A number of runner invocations would have to be changed, to use a wrapper function as described above.

Overview of protocols that are currently used in `datalad-next`:

datalad-next currently uses the following protocols in its application code, i.e. not in the tests:

NoCaptureGeneratorProtocol
StdOutCaptureGeneratorProtocol
StdOutCaptureProcessingGeneratorProtocol
GeneratorAnnexJsonProtocol (from datalad-core)

The tests use the following protocols in addition:

StdOutErrCaptureProcessingGeneratorProtocol
NoCapture (from datalad-core)
StdOutCapture (from datalad-core)
StdErrCapture (from datalad-core)
StdOutErrCapture (from datalad-core)

What would be the performance impact on real use cases (I am specifically not talking about theory -- I understand that thread-management adds complexity).

The performance impact should be negligible because the non-generator protocols and the generator protocols use the same thread-based implementation.

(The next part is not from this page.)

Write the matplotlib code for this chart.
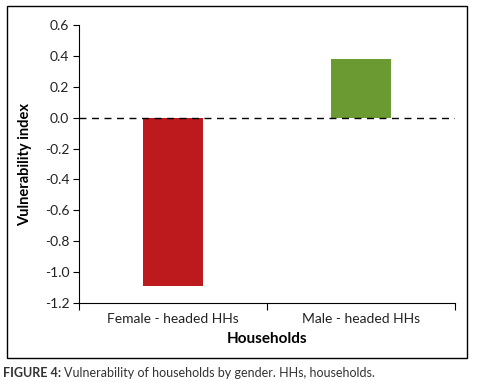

Compared to non-generator protocols the generator protocols add the overhead of:

sending results to the result generator queue
going through the result generator state machine, when the next result is fetched

which does not create a lot of performance overhead.

As a remark: if performance becomes a problem, we could look into a select- or poll-based runner on posix, which would expose the same interface as ThreadedRunner and be a drop-in replacement that could automatically be used in posix-environments.

This commit addresses comment: datalad#484 (comment) It removes unrendered doc strings and reorders data processor code so that the data processor is on top of the source files. In addtion it adds `__all__` variables to limit imports to the objects that constitute the user-interface. The commit also adds doc-string rendering for the module `datalad_next.runners.data_processors` This includes markup fixes

mih · 2023-10-26T08:39:37Z

Registering #497 (comment) here.

I did not expect that, but I have to admit that I lost track a bit.

christian-monch · 2023-10-26T10:58:30Z

This PR is superseded by PR #516. I will close it for now.